*Goal*:
All of the data should be repeated exactly; pictures are not part of the copy.

▼

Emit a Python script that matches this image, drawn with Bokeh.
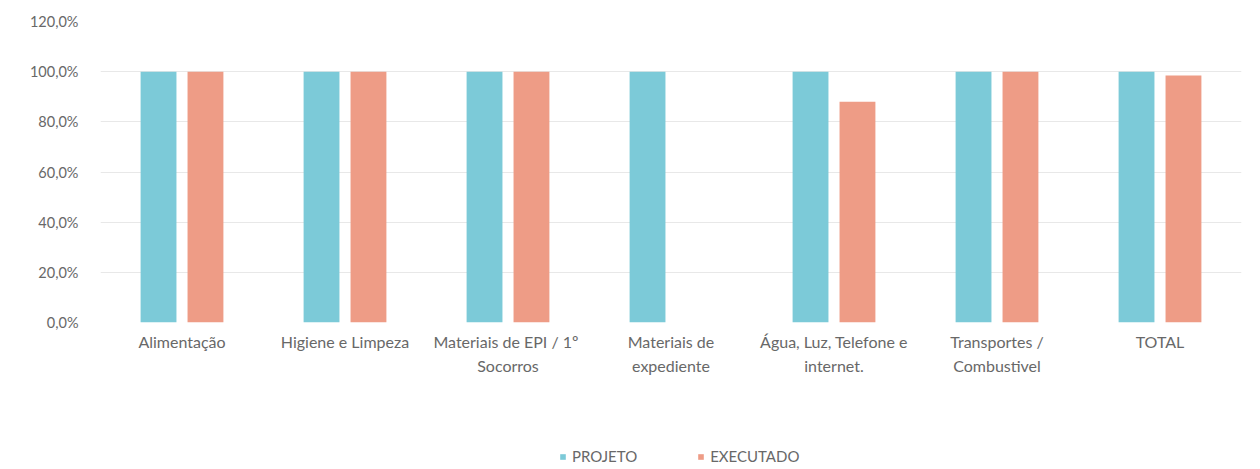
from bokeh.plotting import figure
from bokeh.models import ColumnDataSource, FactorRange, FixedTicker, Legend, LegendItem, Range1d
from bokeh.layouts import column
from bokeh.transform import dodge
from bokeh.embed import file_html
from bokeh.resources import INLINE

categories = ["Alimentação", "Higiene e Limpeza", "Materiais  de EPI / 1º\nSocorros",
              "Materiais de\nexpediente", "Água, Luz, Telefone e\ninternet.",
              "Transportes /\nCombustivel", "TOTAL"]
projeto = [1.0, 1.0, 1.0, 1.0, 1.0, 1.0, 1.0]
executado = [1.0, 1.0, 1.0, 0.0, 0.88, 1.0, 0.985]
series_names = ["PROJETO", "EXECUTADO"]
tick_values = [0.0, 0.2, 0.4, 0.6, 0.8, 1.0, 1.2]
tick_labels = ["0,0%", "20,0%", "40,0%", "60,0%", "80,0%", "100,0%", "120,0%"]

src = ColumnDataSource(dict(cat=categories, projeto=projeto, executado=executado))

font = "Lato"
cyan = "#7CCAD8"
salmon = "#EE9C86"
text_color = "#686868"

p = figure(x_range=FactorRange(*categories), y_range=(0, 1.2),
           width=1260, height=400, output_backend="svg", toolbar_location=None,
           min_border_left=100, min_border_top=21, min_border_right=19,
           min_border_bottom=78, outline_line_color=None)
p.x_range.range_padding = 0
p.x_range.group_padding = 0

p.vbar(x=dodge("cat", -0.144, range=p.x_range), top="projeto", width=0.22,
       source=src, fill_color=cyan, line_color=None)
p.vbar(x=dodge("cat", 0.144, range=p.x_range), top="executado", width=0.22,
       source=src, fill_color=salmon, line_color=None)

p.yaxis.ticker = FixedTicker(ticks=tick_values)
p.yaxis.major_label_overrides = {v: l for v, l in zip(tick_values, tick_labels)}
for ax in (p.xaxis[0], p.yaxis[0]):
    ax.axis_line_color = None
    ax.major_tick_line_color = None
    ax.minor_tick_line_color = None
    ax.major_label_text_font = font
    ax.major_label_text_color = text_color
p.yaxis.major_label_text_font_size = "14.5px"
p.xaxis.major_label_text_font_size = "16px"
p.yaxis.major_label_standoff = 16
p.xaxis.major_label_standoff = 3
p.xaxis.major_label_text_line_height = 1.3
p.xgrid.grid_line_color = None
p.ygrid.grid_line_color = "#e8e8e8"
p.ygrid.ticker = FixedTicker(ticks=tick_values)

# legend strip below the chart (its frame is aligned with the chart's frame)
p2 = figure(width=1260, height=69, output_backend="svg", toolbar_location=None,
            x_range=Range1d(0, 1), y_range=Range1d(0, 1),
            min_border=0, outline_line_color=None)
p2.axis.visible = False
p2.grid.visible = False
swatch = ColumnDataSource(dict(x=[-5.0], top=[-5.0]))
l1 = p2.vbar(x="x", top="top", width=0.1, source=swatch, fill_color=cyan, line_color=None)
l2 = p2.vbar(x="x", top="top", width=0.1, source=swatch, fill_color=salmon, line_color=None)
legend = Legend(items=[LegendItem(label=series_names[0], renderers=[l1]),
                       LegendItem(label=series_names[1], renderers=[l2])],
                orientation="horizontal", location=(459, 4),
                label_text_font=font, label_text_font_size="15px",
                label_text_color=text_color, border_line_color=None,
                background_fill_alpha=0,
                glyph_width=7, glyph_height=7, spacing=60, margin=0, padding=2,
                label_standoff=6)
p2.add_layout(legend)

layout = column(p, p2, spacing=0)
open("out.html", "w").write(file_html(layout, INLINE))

▲

*Expected answer*:
Emit a Python script that matches this image, drawn with Bokeh.
from bokeh.plotting import figure
from bokeh.models import ColumnDataSource, FactorRange, FixedTicker, Legend, LegendItem, Range1d
from bokeh.layouts import column
from bokeh.transform import dodge
from bokeh.embed import file_html
from bokeh.resources import INLINE

categories = ["Alimentação", "Higiene e Limpeza", "Materiais  de EPI / 1º\nSocorros",
              "Materiais de\nexpediente", "Água, Luz, Telefone e\ninternet.",
              "Transportes /\nCombustivel", "TOTAL"]
projeto = [1.0, 1.0, 1.0, 1.0, 1.0, 1.0, 1.0]
executado = [1.0, 1.0, 1.0, 0.0, 0.88, 1.0, 0.985]
series_names = ["PROJETO", "EXECUTADO"]
tick_values = [0.0, 0.2, 0.4, 0.6, 0.8, 1.0, 1.2]
tick_labels = ["0,0%", "20,0%", "40,0%", "60,0%", "80,0%", "100,0%", "120,0%"]

src = ColumnDataSource(dict(cat=categories, projeto=projeto, executado=executado))

font = "Lato"
cyan = "#7CCAD8"
salmon = "#EE9C86"
text_color = "#686868"

p = figure(x_range=FactorRange(*categories), y_range=(0, 1.2),
           width=1260, height=400, output_backend="svg", toolbar_location=None,
           min_border_left=100, min_border_top=21, min_border_right=19,
           min_border_bottom=78, outline_line_color=None)
p.x_range.range_padding = 0
p.x_range.group_padding = 0

p.vbar(x=dodge("cat", -0.144, range=p.x_range), top="projeto", width=0.22,
       source=src, fill_color=cyan, line_color=None)
p.vbar(x=dodge("cat", 0.144, range=p.x_range), top="executado", width=0.22,
       source=src, fill_color=salmon, line_color=None)

p.yaxis.ticker = FixedTicker(ticks=tick_values)
p.yaxis.major_label_overrides = {v: l for v, l in zip(tick_values, tick_labels)}
for ax in (p.xaxis[0], p.yaxis[0]):
    ax.axis_line_color = None
    ax.major_tick_line_color = None
    ax.minor_tick_line_color = None
    ax.major_label_text_font = font
    ax.major_label_text_color = text_color
p.yaxis.major_label_text_font_size = "14.5px"
p.xaxis.major_label_text_font_size = "16px"
p.yaxis.major_label_standoff = 16
p.xaxis.major_label_standoff = 3
p.xaxis.major_label_text_line_height = 1.3
p.xgrid.grid_line_color = None
p.ygrid.grid_line_color = "#e8e8e8"
p.ygrid.ticker = FixedTicker(ticks=tick_values)

# legend strip below the chart (its frame is aligned with the chart's frame)
p2 = figure(width=1260, height=69, output_backend="svg", toolbar_location=None,
            x_range=Range1d(0, 1), y_range=Range1d(0, 1),
            min_border=0, outline_line_color=None)
p2.axis.visible = False
p2.grid.visible = False
swatch = ColumnDataSource(dict(x=[-5.0], top=[-5.0]))
l1 = p2.vbar(x="x", top="top", width=0.1, source=swatch, fill_color=cyan, line_color=None)
l2 = p2.vbar(x="x", top="top", width=0.1, source=swatch, fill_color=salmon, line_color=None)
legend = Legend(items=[LegendItem(label=series_names[0], renderers=[l1]),
                       LegendItem(label=series_names[1], renderers=[l2])],
                orientation="horizontal", location=(459, 4),
                label_text_font=font, label_text_font_size="15px",
                label_text_color=text_color, border_line_color=None,
                background_fill_alpha=0,
                glyph_width=7, glyph_height=7, spacing=60, margin=0, padding=2,
                label_standoff=6)
p2.add_layout(legend)

layout = column(p, p2, spacing=0)
open("out.html", "w").write(file_html(layout, INLINE))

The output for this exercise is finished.